A Mumbai court hearing the PMC Bank case has extended police custody of Housing Development and Infrastructure Limited (HDIL) Directors Rakesh and Sarang Wadhwan till October 14. The Wadhwans were arrested last week by the Economic Offences Wing of the Mumbai Police after their real estate firm set off a crisis in the Punjab Maharashtra Cooperative (PMC) Bank by defaulting on loans worth Rs 4,355 crore.
Distressed PMC customers, who have argued that the revised Rs 25,000 limit on withdrawals imposed by the Reserve Bank of India (RBI) is still too little, gathered outside the court to protest. Carrying placards that read "No Bail, Only Jail", they accused the RBI of not taking strict action against the erring officials and appealed to Prime Minister Narendra Modi to intervene in the matter.
Last week the Enforcement Directorate filed a money-laundering case against Rakesh Wadhwan and his son, Sarang. The probe agency carried out raids at six places in Mumbai, including the HDIL office in Bandra (East) and the Wadhwan residence in Bandra (West).
Two Rolls Royce cars worth nearly Rs 6 crore each and a Bentley Continental GT worth approximately Rs 2 crore were among a dozen cars seized. On Saturday the agency said it had also attached a private jet and jewelry worth Rs 60 crore.
Premises belonging to Waryam Singh, a former PMC Bank Chairman whose police custody has also been extended to October 14, and Joy Thomas, the bank's former Managing Director, were also searched.
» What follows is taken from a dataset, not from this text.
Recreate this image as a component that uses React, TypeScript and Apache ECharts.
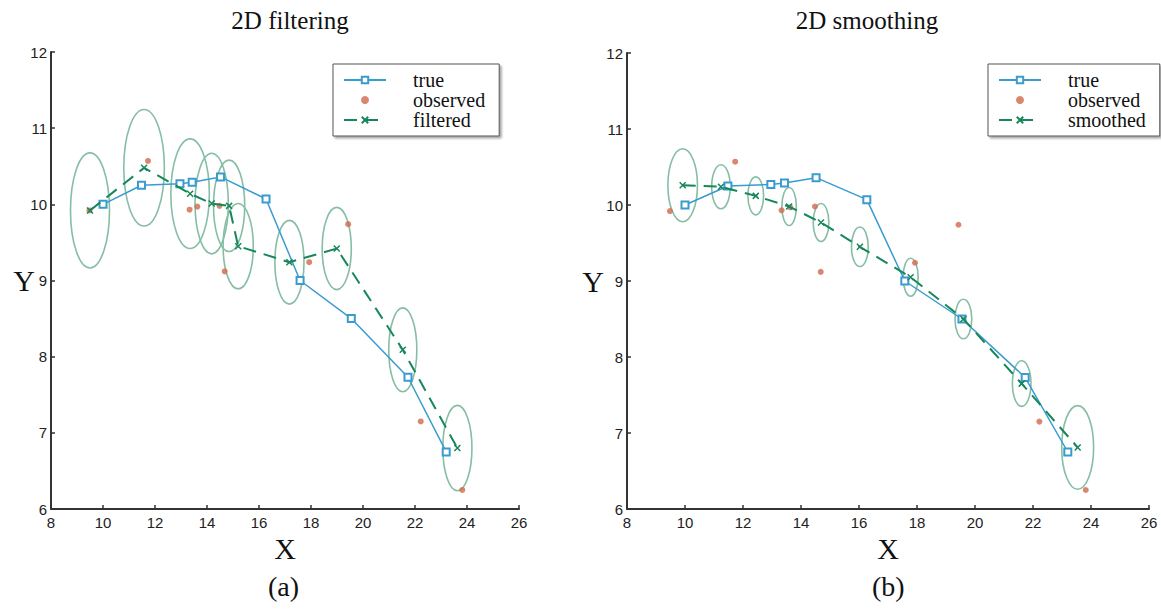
import React, { useEffect, useRef } from "react";
import * as echarts from "echarts";

// ---- data ----
const trueX = [10, 11.48, 12.96, 13.43, 14.52, 16.27, 17.58, 19.55, 21.73, 23.2];
const trueY = [10.0, 10.25, 10.27, 10.29, 10.36, 10.07, 9.0, 8.5, 7.73, 6.75];

const obsX = [9.48, 11.73, 13.33, 13.63, 14.48, 14.68, 17.93, 19.43, 22.22, 23.82];
const obsY = [9.92, 10.57, 9.93, 9.97, 9.98, 9.12, 9.24, 9.74, 7.15, 6.25];

const filtX = [9.5, 11.58, 13.35, 14.18, 14.85, 15.2, 17.17, 18.99, 21.53, 23.63];
const filtY = [9.92, 10.48, 10.14, 10.01, 9.98, 9.45, 9.24, 9.42, 8.09, 6.8];
const filtRx = [0.75, 0.78, 0.74, 0.64, 0.6, 0.58, 0.56, 0.56, 0.54, 0.56];
const filtRy = [0.755, 0.765, 0.72, 0.66, 0.6, 0.56, 0.55, 0.54, 0.55, 0.56];

const smoX = [9.92, 11.24, 12.44, 13.59, 14.69, 16.03, 17.78, 19.6, 21.61, 23.54];
const smoY = [10.26, 10.24, 10.12, 9.98, 9.77, 9.45, 9.05, 8.5, 7.65, 6.81];
const smoRx = [0.51, 0.32, 0.27, 0.25, 0.27, 0.29, 0.26, 0.29, 0.32, 0.55];
const smoRy = [0.48, 0.29, 0.25, 0.25, 0.25, 0.26, 0.25, 0.26, 0.3, 0.55];

const panelTitles = ["2D filtering", "2D smoothing"];
const estimateNames = ["filtered", "smoothed"];
const panelLabels = ["(a)", "(b)"];

// ---- styles ----
const SERIF = "'Liberation Serif', 'Times New Roman', serif";
const SANS = "'Liberation Sans Narrow', 'Arial Narrow', 'Liberation Sans', Arial, sans-serif";
const BLUE = "#3a9bd0";
const RED = "#d2694a";
const GREEN = "#17875a";
const ELLIPSE = "#86bea5";

const pairs = (xs: number[], ys: number[]) => xs.map((x, i) => [x, ys[i]]);
const quads = (xs: number[], ys: number[], rx: number[], ry: number[]) =>
  xs.map((x, i) => [x, ys[i], rx[i], ry[i]]);

const renderEllipse = (params: any, api: any) => {
  const c = api.coord([api.value(0), api.value(1)]);
  const s = api.size([api.value(2), api.value(3)]);
  return {
    type: "ellipse",
    shape: { cx: c[0], cy: c[1], rx: s[0], ry: s[1] },
    style: { fill: "none", stroke: ELLIPSE, lineWidth: 1.6 },
  };
};

function axisX(gridIndex: number) {
  return {
    type: "value",
    gridIndex,
    min: 8,
    max: 26,
    interval: 2,
    name: "X",
    nameLocation: "middle",
    nameGap: 24,
    nameMoveOverlap: false,
    nameTextStyle: { fontFamily: SERIF, fontSize: 30, color: "#111" },
    axisLine: { show: true, onZero: false, lineStyle: { color: "#333", width: 2 } },
    axisTick: { show: true, inside: true, length: 4, lineStyle: { color: "#333", width: 1.5 } },
    axisLabel: { fontFamily: SANS, fontSize: 15, color: "#222", margin: 6 },
    splitLine: { show: false },
  };
}

function axisY(gridIndex: number, nameGap: number) {
  return {
    type: "value",
    gridIndex,
    min: 6,
    max: 12,
    interval: 1,
    name: "Y",
    nameLocation: "middle",
    nameRotate: 0,
    nameGap,
    nameMoveOverlap: false,
    nameTextStyle: { fontFamily: SERIF, fontSize: 30, color: "#111" },
    axisLine: { show: true, onZero: false, lineStyle: { color: "#333", width: 2 } },
    axisTick: { show: true, inside: true, length: 4, lineStyle: { color: "#333", width: 1.5 } },
    axisLabel: { fontFamily: SANS, fontSize: 15, color: "#222", margin: 4 },
    splitLine: { show: false },
  };
}

function legend(left: number, estName: string) {
  return {
    left,
    top: 64,
    orient: "vertical",
    padding: [6, 14, 6, 10],
    itemGap: 0,
    itemWidth: 42,
    itemHeight: 8,
    borderColor: "#555",
    borderWidth: 1,
    borderRadius: 0,
    backgroundColor: "#fff",
    shadowColor: "rgba(0,0,0,0.35)",
    shadowOffsetX: 2,
    shadowOffsetY: 2,
    shadowBlur: 2,
    selectedMode: false,
    textStyle: { fontFamily: SERIF, fontSize: 20, color: "#111", lineHeight: 19.5, padding: [0, 0, 0, 22] },
    data: ["true", "observed", estName],
  };
}

function panelSeries(idx: number, ex: number[], ey: number[], erx: number[], ery: number[]) {
  return [
    {
      type: "custom",
      name: estimateNames[idx] + " covariance",
      xAxisIndex: idx,
      yAxisIndex: idx,
      renderItem: renderEllipse,
      encode: { x: 0, y: 1 },
      data: quads(ex, ey, erx, ery),
      z: 1,
      silent: true,
    },
    {
      type: "line",
      name: "true",
      xAxisIndex: idx,
      yAxisIndex: idx,
      data: pairs(trueX, trueY),
      symbol: "emptyRect",
      symbolSize: 7,
      showAllSymbol: true,
      lineStyle: { color: BLUE, width: 1.5 },
      itemStyle: { color: BLUE, borderColor: BLUE, borderWidth: 1.3 },
      z: 3,
    },
    {
      type: "scatter",
      name: "observed",
      xAxisIndex: idx,
      yAxisIndex: idx,
      data: pairs(obsX, obsY),
      symbol: "circle",
      symbolSize: 6,
      itemStyle: { color: RED },
      z: 4,
    },
    {
      type: "line",
      name: estimateNames[idx],
      xAxisIndex: idx,
      yAxisIndex: idx,
      data: pairs(ex, ey),
      symbol: "path://M0 0L10 10M10 0L0 10",
      symbolSize: 6,
      showAllSymbol: true,
      lineStyle: { color: GREEN, width: 2, type: [13, 8] },
      itemStyle: { color: GREEN, borderColor: GREEN, borderWidth: 1.5 },
      z: 5,
    },
  ];
}

export default function App() {
  const ref = useRef<HTMLDivElement>(null);
  useEffect(() => {
    if (!ref.current) return;
    const chart = echarts.init(ref.current, undefined, { renderer: "svg" });
    const option: any = {
      animation: false,
      backgroundColor: "#fff",
      title: [
        {
          text: panelTitles[0],
          left: 285,
          top: 3,
          textAlign: "center",
          textStyle: { fontFamily: SERIF, fontSize: 25, fontWeight: "normal", color: "#111" },
        },
        {
          text: panelTitles[1],
          left: 862,
          top: 3,
          textAlign: "center",
          textStyle: { fontFamily: SERIF, fontSize: 25, fontWeight: "normal", color: "#111" },
        },
      ],
      legend: [legend(333, estimateNames[0]), legend(988, estimateNames[1])],
      grid: [
        { left: 51, top: 52, width: 468, height: 457 },
        { left: 627, top: 53, width: 522, height: 456 },
      ],
      xAxis: [axisX(0), axisX(1)],
      yAxis: [axisY(0, 16), axisY(1, 23)],
      series: [
        ...panelSeries(0, filtX, filtY, filtRx, filtRy),
        ...panelSeries(1, smoX, smoY, smoRx, smoRy),
      ],
      graphic: [
        {
          type: "text",
          left: 268,
          top: 572,
          style: { text: panelLabels[0], fontFamily: SERIF, fontSize: 28, fill: "#111" },
        },
        {
          type: "text",
          left: 872,
          top: 572,
          style: { text: panelLabels[1], fontFamily: SERIF, fontSize: 28, fill: "#111" },
        },
      ],
    };
    chart.setOption(option);
    return () => chart.dispose();
  }, []);
  return (
    <div
      ref={ref}
      style={{ position: "absolute", left: 0, top: 0, width: 1161, height: 610, background: "#fff" }}
    />
  );
}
Bank accounts and fixed deposits belonging to Waryam Singh, worth around Rs 10 crore, were frozen.
In a letter written last week, Joy Thomas admitted to misleading the Reserve Bank of India (RBI) for seven years by concealing and misreporting default on loans given to HDIL.
"... as loans outstanding were huge and if these were classified as NPA (non-performing assets) it would have affected the profitability of the bank... this would have created reputation risk for the bank. As the HDIL group had a good record of clearing dues with certain delays we continued to report all the accounts as standard accounts," Mr Thomas's letter read.
The PMC case has sparked renewed concerns about the health of India's troubled banking sector, which has been rocked by a multi-billion dollar fraud at a state-run lender, the collapse of a major infrastructure lender, bad loan issues at state-run banks and a liquidity squeeze that has hit shadow lenders.
The RBI has responded to allay fears over the crisis.
"There are rumours in some locations about certain banks including cooperative banks, resulting in anxiety among the depositors. RBI would like to assure the general public that Indian banking system is safe and stable and there is no need to panic on the basis of such rumours," the RBI said in a tweet on October 1.